Applying the foregoing to the evidence presented in the case at bar, the proof offered as to Moria established an ongoing course of serious offensive conduct involving sexual contact by respondent; such conduct was not remote in time; and the character of respondent’s actions demonstrates a deficient and defective understanding of appropriate parental responsibility and child care.
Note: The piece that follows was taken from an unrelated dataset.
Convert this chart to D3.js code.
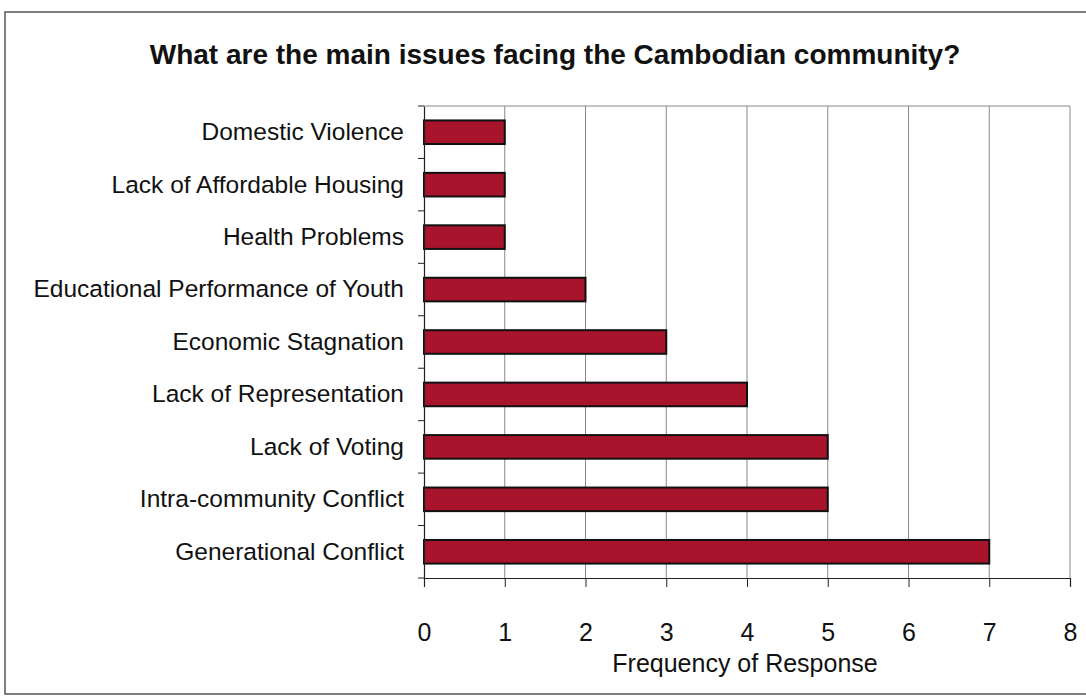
<!DOCTYPE html>
<html><head><meta charset="utf-8">
<script src="https://cdn.jsdelivr.net/npm/d3@7"></script>
<style>html,body{margin:0;padding:0;background:#fff;}svg{display:block;}</style>
</head><body>
<script>
const categories = ["Domestic Violence","Lack of Affordable Housing","Health Problems","Educational Performance of Youth","Economic Stagnation","Lack of Representation","Lack of Voting","Intra-community Conflict","Generational Conflict"];
const values = [1,1,1,2,3,4,5,5,7];
const xTicks = [0,1,2,3,4,5,6,7,8];
const title = "What are the main issues facing the Cambodian community?";
const xTitle = "Frequency of Response";

const W = 1086, H = 696;
const svg = d3.select("body").append("svg").attr("width", W).attr("height", H);
const font = "'Liberation Sans', Arial, sans-serif";

// outer frame
svg.append("rect").attr("x",5).attr("y",12).attr("width",1100).attr("height",682)
  .attr("fill","none").attr("stroke","#555").attr("stroke-width",1.5);

const m = {left:424, right:1070, top:106, bottom:578};
const x = d3.scaleLinear().domain([0,8]).range([m.left, m.right]);
const y = d3.scaleBand().domain(categories).range([m.top, m.bottom]).paddingInner(0.55).paddingOuter(0.275);
const yb = d3.scaleBand().domain(categories).range([m.top, m.bottom]);

// gridlines
svg.append("g").selectAll("line").data(xTicks.slice(1)).join("line")
  .attr("x1", d=>x(d)).attr("x2", d=>x(d)).attr("y1", m.top).attr("y2", m.bottom)
  .attr("stroke","#888").attr("stroke-width",1);
svg.append("line").attr("x1",m.left).attr("x2",m.right).attr("y1",m.top).attr("y2",m.top)
  .attr("stroke","#888").attr("stroke-width",1);

// bars
svg.append("g").selectAll("rect").data(categories).join("rect")
  .attr("x", x(0)).attr("y", d=>y(d))
  .attr("width", (d,i)=>x(values[i])-x(0)).attr("height", y.bandwidth())
  .attr("fill","#a8142c").attr("stroke","#111").attr("stroke-width",2);

// x axis
const xa = svg.append("g").attr("transform",`translate(0,${m.bottom})`)
  .call(d3.axisBottom(x).tickValues(xTicks).tickSize(9).tickPadding(36).tickFormat(d3.format("d")));
xa.select(".domain").attr("stroke","#222").attr("stroke-width",1.2);
xa.selectAll(".tick line").attr("stroke","#222");
xa.selectAll("text").attr("font-family",font).attr("font-size",25).attr("fill","#111");

// y axis
const ya = svg.append("g").attr("transform",`translate(${m.left},0)`)
  .call(d3.axisLeft(yb).tickSize(0).tickPadding(20));
ya.select(".domain").attr("stroke","#222").attr("stroke-width",1.2);
ya.selectAll("text").attr("font-family",font).attr("font-size",24.5).attr("fill","#111");
svg.append("g").selectAll("line").data(d3.range(categories.length+1)).join("line")
  .attr("x1", m.left-6).attr("x2", m.left)
  .attr("y1", i=>m.top + i*yb.step()).attr("y2", i=>m.top + i*yb.step())
  .attr("stroke","#222");

// titles
svg.append("text").attr("x",555).attr("y",64).attr("text-anchor","middle")
  .attr("font-family",font).attr("font-weight","bold").attr("font-size",28).attr("fill","#111").text(title);
svg.append("text").attr("x",745).attr("y",672).attr("text-anchor","middle")
  .attr("font-family",font).attr("font-size",25).attr("fill","#111").text(xTitle);
</script>
</body></html>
Respondent has made no credible showing that he did not engage in the conduct, nor did he demonstrate that his understanding of proper child care is other than that confirmed by the evidence presented as to Moria.

HOLDING

Based on the foregoing, the court determines that the petitioner has sustained its burden by the required preponderance of evidence and specifically finds that: (a) Moria I. is a "sexually abused child” as provided in section 1012 (e) (iii) of the Family Court Act, to the extent that she was subjected to repeated sexual contact by respondent as defined in section 130.00 (3) of the Penal Law and that such conduct constituted sexual abuse, a sex offense, defined in section 130.60 (2) of the Penal Law, and (b) John S. is a "neglected child” as provided in section 1012 (f) (i) (B) of the Family Court Act, based upon the foregoing finding that respondent engaged in a course of sexual contact with John’s half-sister, Moria, while she was in respondent’s care; such conduct creates a substantial and imminent risk that John would be subjected to the same or similar serious and inappropriate contact and harm by respondent, if the court were not to intervene to protect the child from such risk.

The matter is adjourned for the appearance of counsel only, to schedule a dispositional hearing.